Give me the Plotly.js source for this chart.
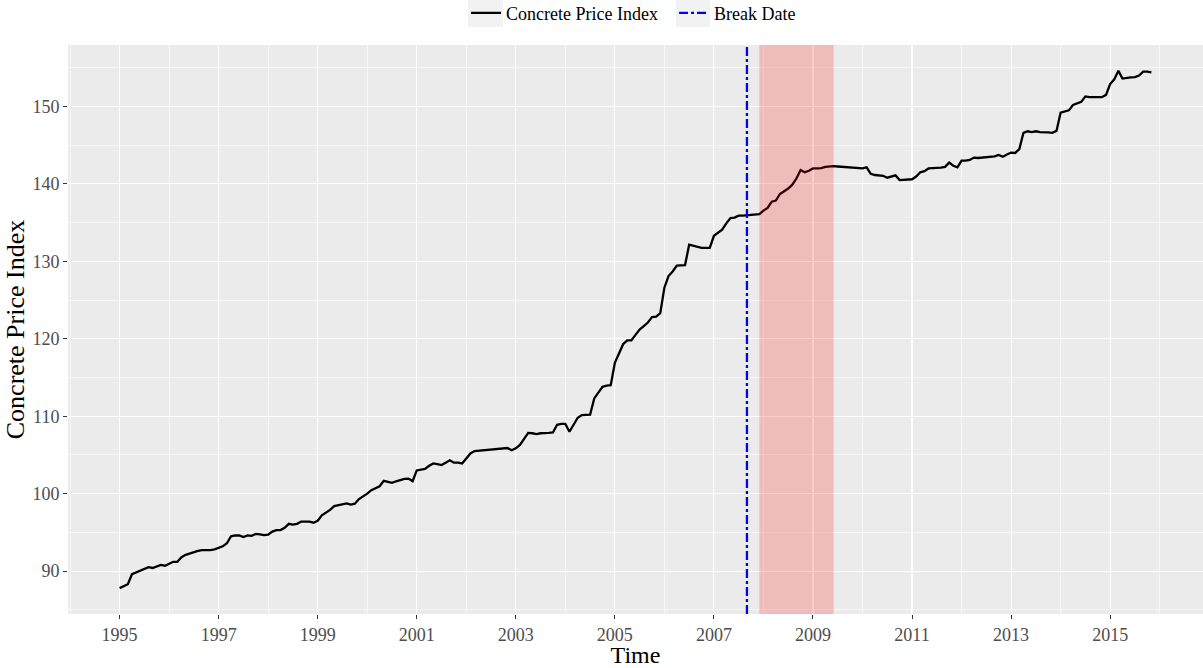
<!DOCTYPE html>
<html>
<head>
<meta charset="utf-8">
<script src="https://cdn.plot.ly/plotly-3.0.1.min.js"></script>
<style>html,body{margin:0;padding:0;background:#fff;}#chart{width:1203px;height:668px;}</style>
</head>
<body>
<div id="chart"></div>
<script>
// Monthly concrete price index, Jan 1995 .. Nov 2015
const startYear = 1995;
const v1995 = [87.8, 88.0, 88.3, 89.6, 89.8, 90.0, 90.3, 90.5, 90.4, 90.6, 90.8, 90.7];
const v1996 = [91.0, 91.2, 91.2, 91.8, 92.1, 92.3, 92.4, 92.6, 92.7, 92.7, 92.7, 92.8];
const v1997 = [93.0, 93.2, 93.6, 94.5, 94.6, 94.6, 94.4, 94.6, 94.55, 94.8, 94.75, 94.65];
const v1998 = [94.7, 95.1, 95.3, 95.3, 95.6, 96.1, 96.0, 96.1, 96.4, 96.4, 96.4, 96.25];
const v1999 = [96.5, 97.2, 97.5, 97.9, 98.4, 98.55, 98.65, 98.75, 98.6, 98.7, 99.3, 99.6];
const v2000 = [100.0, 100.45, 100.75, 100.95, 101.65, 101.5, 101.4, 101.6, 101.8, 101.9, 101.95, 101.6];
const v2001 = [103.0, 103.15, 103.2, 103.6, 103.9, 103.8, 103.7, 104.0, 104.3, 104.0, 104.0, 103.9];
const v2002 = [104.6, 105.2, 105.5, 105.55, 105.6, 105.7, 105.75, 105.75, 105.8, 105.85, 105.9, 105.6];
const v2003 = [105.85, 106.3, 107.0, 107.85, 107.8, 107.7, 107.8, 107.8, 107.85, 107.9, 108.9, 109.0];
const v2004 = [109.0, 108.0, 108.9, 109.8, 110.15, 110.2, 110.2, 112.3, 113.1, 113.8, 113.95, 114.0];
const v2005 = [116.9, 118.0, 119.3, 119.8, 119.8, 120.5, 121.2, 121.65, 122.1, 122.8, 122.85, 123.3];
const v2006 = [126.6, 128.1, 128.7, 129.45, 129.5, 129.5, 132.15, 132.0, 131.9, 131.75, 131.75, 131.75];
const v2007 = [133.3, 133.7, 134.1, 134.9, 135.6, 135.65, 135.9, 135.9, 135.95, 135.95, 136.0, 136.1];
const v2008 = [136.55, 136.9, 137.7, 137.85, 138.7, 139.0, 139.4, 139.9, 140.7, 141.8, 141.5, 141.7];
const v2009 = [142.0, 142.0, 142.05, 142.2, 142.25, 142.3, 142.25, 142.2, 142.15, 142.15, 142.1, 142.05];
const v2010 = [142.0, 142.15, 141.3, 141.15, 141.1, 141.05, 140.8, 141.0, 141.1, 140.5, 140.55, 140.55];
const v2011 = [140.6, 140.95, 141.5, 141.65, 142.0, 142.05, 142.05, 142.1, 142.2, 142.75, 142.35, 142.15];
const v2012 = [143.0, 143.0, 143.1, 143.4, 143.35, 143.4, 143.45, 143.5, 143.55, 143.75, 143.5, 143.8];
const v2013 = [144.05, 144.0, 144.5, 146.6, 146.8, 146.7, 146.8, 146.7, 146.7, 146.65, 146.6, 146.85];
const v2014 = [149.2, 149.4, 149.5, 150.2, 150.45, 150.6, 151.3, 151.2, 151.2, 151.2, 151.2, 151.5];
const v2015 = [152.9, 153.5, 154.6, 153.6, 153.7, 153.75, 153.8, 154.0, 154.5, 154.5, 154.4];

const breakDate = 2007 + 8 / 12;          // break date
const recessionStart = 2007 + 11 / 12;    // Dec 2007
const recessionEnd = 2009 + 5 / 12;       // Jun 2009
const xTickVals = [1995, 1997, 1999, 2001, 2003, 2005, 2007, 2009, 2011, 2013, 2015];
const xTickText = ["1995", "1997", "1999", "2001", "2003", "2005", "2007", "2009", "2011", "2013", "2015"];
const yTickVals = [90, 100, 110, 120, 130, 140, 150];

const values = [].concat(v1995, v1996, v1997, v1998, v1999, v2000, v2001, v2002, v2003, v2004,
  v2005, v2006, v2007, v2008, v2009, v2010, v2011, v2012, v2013, v2014, v2015);
const times = values.map((_, i) => startYear + i / 12);

// ggplot-like 5% expansion
const xmin = times[0], xmax = times[times.length - 1];
const ymin = Math.min(...values), ymax = Math.max(...values);
const xr = [xmin - 0.05 * (xmax - xmin), xmax + 0.05 * (xmax - xmin)];
const yr = [ymin - 0.05 * (ymax - ymin), ymax + 0.05 * (ymax - ymin)];

const serif = "Liberation Serif, Times New Roman, serif";

const traces = [
  {
    x: times, y: values, type: "scatter", mode: "lines",
    name: "Concrete Price Index",
    line: {color: "#000000", width: 2.3}
  },
  {
    x: [breakDate, breakDate], y: yr, type: "scatter", mode: "lines",
    name: "Break Date",
    line: {color: "#0000FF", width: 2.3, dash: "dashdot"}
  }
];

const keyBox = (x0, x1) => ({
  type: "rect", xref: "paper", yref: "paper",
  x0: x0, x1: x1, y0: 1.0316, y1: 1.0791,
  fillcolor: "#F2F2F2", line: {width: 0}, layer: "below"
});

const layout = {
  width: 1203, height: 668,
  paper_bgcolor: "#FFFFFF",
  plot_bgcolor: "#EBEBEB",
  margin: {l: 68, r: 0, t: 45, b: 54, autoexpand: false},
  font: {family: serif, color: "#000000"},
  showlegend: true,
  legend: {
    orientation: "h", x: 0.3507, xanchor: "left", y: 1.056, yanchor: "middle",
    font: {family: serif, size: 18, color: "#000000"},
    bgcolor: "rgba(0,0,0,0)", itemwidth: 30, tracegroupgap: 0,
    entrywidth: 163, entrywidthmode: "pixels"
  },
  xaxis: {
    range: xr, tickmode: "array", tickvals: xTickVals, ticktext: xTickText,
    showgrid: true, gridcolor: "#FFFFFF", gridwidth: 1.1,
    minor: {dtick: 1, tick0: 1994, showgrid: true, gridcolor: "#FFFFFF", gridwidth: 0.55, ticks: ""},
    zeroline: false, showline: false,
    ticks: "outside", ticklen: 4, tickcolor: "#333333", tickwidth: 1,
    tickfont: {family: serif, size: 18, color: "#4D4D4D"},
    title: {text: "Time", font: {family: serif, size: 24, color: "#000000"}, standoff: 1},
    automargin: false
  },
  yaxis: {
    range: yr, tickmode: "array", tickvals: yTickVals,
    showgrid: true, gridcolor: "#FFFFFF", gridwidth: 1.1,
    minor: {dtick: 5, tick0: 85, showgrid: true, gridcolor: "#FFFFFF", gridwidth: 0.55, ticks: ""},
    zeroline: false, showline: false,
    ticks: "outside", ticklen: 4, tickcolor: "#333333", tickwidth: 1,
    tickfont: {family: serif, size: 18, color: "#4D4D4D"},
    title: {text: "Concrete Price Index", font: {family: serif, size: 26, color: "#000000"}, standoff: 0},
    automargin: false
  },
  shapes: [
    keyBox(0.3524, 0.3833),
    keyBox(0.5357, 0.5656),
    {
      type: "rect", xref: "x", yref: "paper",
      x0: recessionStart, x1: recessionEnd, y0: 0, y1: 1,
      fillcolor: "rgba(255,0,0,0.2)", line: {width: 0}, layer: "above"
    }
  ]
};

Plotly.newPlot("chart", traces, layout, {displayModeBar: false, staticPlot: true});
</script>
</body>
</html>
————
:: THE EXERCISE ::
Return the material word for word. Pictures are not part of the copy.

:: ANSWER TO THIS PROBLEM ::
Give me the Plotly.js source for this chart.
<!DOCTYPE html>
<html>
<head>
<meta charset="utf-8">
<script src="https://cdn.plot.ly/plotly-3.0.1.min.js"></script>
<style>html,body{margin:0;padding:0;background:#fff;}#chart{width:1203px;height:668px;}</style>
</head>
<body>
<div id="chart"></div>
<script>
// Monthly concrete price index, Jan 1995 .. Nov 2015
const startYear = 1995;
const v1995 = [87.8, 88.0, 88.3, 89.6, 89.8, 90.0, 90.3, 90.5, 90.4, 90.6, 90.8, 90.7];
const v1996 = [91.0, 91.2, 91.2, 91.8, 92.1, 92.3, 92.4, 92.6, 92.7, 92.7, 92.7, 92.8];
const v1997 = [93.0, 93.2, 93.6, 94.5, 94.6, 94.6, 94.4, 94.6, 94.55, 94.8, 94.75, 94.65];
const v1998 = [94.7, 95.1, 95.3, 95.3, 95.6, 96.1, 96.0, 96.1, 96.4, 96.4, 96.4, 96.25];
const v1999 = [96.5, 97.2, 97.5, 97.9, 98.4, 98.55, 98.65, 98.75, 98.6, 98.7, 99.3, 99.6];
const v2000 = [100.0, 100.45, 100.75, 100.95, 101.65, 101.5, 101.4, 101.6, 101.8, 101.9, 101.95, 101.6];
const v2001 = [103.0, 103.15, 103.2, 103.6, 103.9, 103.8, 103.7, 104.0, 104.3, 104.0, 104.0, 103.9];
const v2002 = [104.6, 105.2, 105.5, 105.55, 105.6, 105.7, 105.75, 105.75, 105.8, 105.85, 105.9, 105.6];
const v2003 = [105.85, 106.3, 107.0, 107.85, 107.8, 107.7, 107.8, 107.8, 107.85, 107.9, 108.9, 109.0];
const v2004 = [109.0, 108.0, 108.9, 109.8, 110.15, 110.2, 110.2, 112.3, 113.1, 113.8, 113.95, 114.0];
const v2005 = [116.9, 118.0, 119.3, 119.8, 119.8, 120.5, 121.2, 121.65, 122.1, 122.8, 122.85, 123.3];
const v2006 = [126.6, 128.1, 128.7, 129.45, 129.5, 129.5, 132.15, 132.0, 131.9, 131.75, 131.75, 131.75];
const v2007 = [133.3, 133.7, 134.1, 134.9, 135.6, 135.65, 135.9, 135.9, 135.95, 135.95, 136.0, 136.1];
const v2008 = [136.55, 136.9, 137.7, 137.85, 138.7, 139.0, 139.4, 139.9, 140.7, 141.8, 141.5, 141.7];
const v2009 = [142.0, 142.0, 142.05, 142.2, 142.25, 142.3, 142.25, 142.2, 142.15, 142.15, 142.1, 142.05];
const v2010 = [142.0, 142.15, 141.3, 141.15, 141.1, 141.05, 140.8, 141.0, 141.1, 140.5, 140.55, 140.55];
const v2011 = [140.6, 140.95, 141.5, 141.65, 142.0, 142.05, 142.05, 142.1, 142.2, 142.75, 142.35, 142.15];
const v2012 = [143.0, 143.0, 143.1, 143.4, 143.35, 143.4, 143.45, 143.5, 143.55, 143.75, 143.5, 143.8];
const v2013 = [144.05, 144.0, 144.5, 146.6, 146.8, 146.7, 146.8, 146.7, 146.7, 146.65, 146.6, 146.85];
const v2014 = [149.2, 149.4, 149.5, 150.2, 150.45, 150.6, 151.3, 151.2, 151.2, 151.2, 151.2, 151.5];
const v2015 = [152.9, 153.5, 154.6, 153.6, 153.7, 153.75, 153.8, 154.0, 154.5, 154.5, 154.4];

const breakDate = 2007 + 8 / 12;          // break date
const recessionStart = 2007 + 11 / 12;    // Dec 2007
const recessionEnd = 2009 + 5 / 12;       // Jun 2009
const xTickVals = [1995, 1997, 1999, 2001, 2003, 2005, 2007, 2009, 2011, 2013, 2015];
const xTickText = ["1995", "1997", "1999", "2001", "2003", "2005", "2007", "2009", "2011", "2013", "2015"];
const yTickVals = [90, 100, 110, 120, 130, 140, 150];

const values = [].concat(v1995, v1996, v1997, v1998, v1999, v2000, v2001, v2002, v2003, v2004,
  v2005, v2006, v2007, v2008, v2009, v2010, v2011, v2012, v2013, v2014, v2015);
const times = values.map((_, i) => startYear + i / 12);

// ggplot-like 5% expansion
const xmin = times[0], xmax = times[times.length - 1];
const ymin = Math.min(...values), ymax = Math.max(...values);
const xr = [xmin - 0.05 * (xmax - xmin), xmax + 0.05 * (xmax - xmin)];
const yr = [ymin - 0.05 * (ymax - ymin), ymax + 0.05 * (ymax - ymin)];

const serif = "Liberation Serif, Times New Roman, serif";

const traces = [
  {
    x: times, y: values, type: "scatter", mode: "lines",
    name: "Concrete Price Index",
    line: {color: "#000000", width: 2.3}
  },
  {
    x: [breakDate, breakDate], y: yr, type: "scatter", mode: "lines",
    name: "Break Date",
    line: {color: "#0000FF", width: 2.3, dash: "dashdot"}
  }
];

const keyBox = (x0, x1) => ({
  type: "rect", xref: "paper", yref: "paper",
  x0: x0, x1: x1, y0: 1.0316, y1: 1.0791,
  fillcolor: "#F2F2F2", line: {width: 0}, layer: "below"
});

const layout = {
  width: 1203, height: 668,
  paper_bgcolor: "#FFFFFF",
  plot_bgcolor: "#EBEBEB",
  margin: {l: 68, r: 0, t: 45, b: 54, autoexpand: false},
  font: {family: serif, color: "#000000"},
  showlegend: true,
  legend: {
    orientation: "h", x: 0.3507, xanchor: "left", y: 1.056, yanchor: "middle",
    font: {family: serif, size: 18, color: "#000000"},
    bgcolor: "rgba(0,0,0,0)", itemwidth: 30, tracegroupgap: 0,
    entrywidth: 163, entrywidthmode: "pixels"
  },
  xaxis: {
    range: xr, tickmode: "array", tickvals: xTickVals, ticktext: xTickText,
    showgrid: true, gridcolor: "#FFFFFF", gridwidth: 1.1,
    minor: {dtick: 1, tick0: 1994, showgrid: true, gridcolor: "#FFFFFF", gridwidth: 0.55, ticks: ""},
    zeroline: false, showline: false,
    ticks: "outside", ticklen: 4, tickcolor: "#333333", tickwidth: 1,
    tickfont: {family: serif, size: 18, color: "#4D4D4D"},
    title: {text: "Time", font: {family: serif, size: 24, color: "#000000"}, standoff: 1},
    automargin: false
  },
  yaxis: {
    range: yr, tickmode: "array", tickvals: yTickVals,
    showgrid: true, gridcolor: "#FFFFFF", gridwidth: 1.1,
    minor: {dtick: 5, tick0: 85, showgrid: true, gridcolor: "#FFFFFF", gridwidth: 0.55, ticks: ""},
    zeroline: false, showline: false,
    ticks: "outside", ticklen: 4, tickcolor: "#333333", tickwidth: 1,
    tickfont: {family: serif, size: 18, color: "#4D4D4D"},
    title: {text: "Concrete Price Index", font: {family: serif, size: 26, color: "#000000"}, standoff: 0},
    automargin: false
  },
  shapes: [
    keyBox(0.3524, 0.3833),
    keyBox(0.5357, 0.5656),
    {
      type: "rect", xref: "x", yref: "paper",
      x0: recessionStart, x1: recessionEnd, y0: 0, y1: 1,
      fillcolor: "rgba(255,0,0,0.2)", line: {width: 0}, layer: "above"
    }
  ]
};

Plotly.newPlot("chart", traces, layout, {displayModeBar: false, staticPlot: true});
</script>
</body>
</html>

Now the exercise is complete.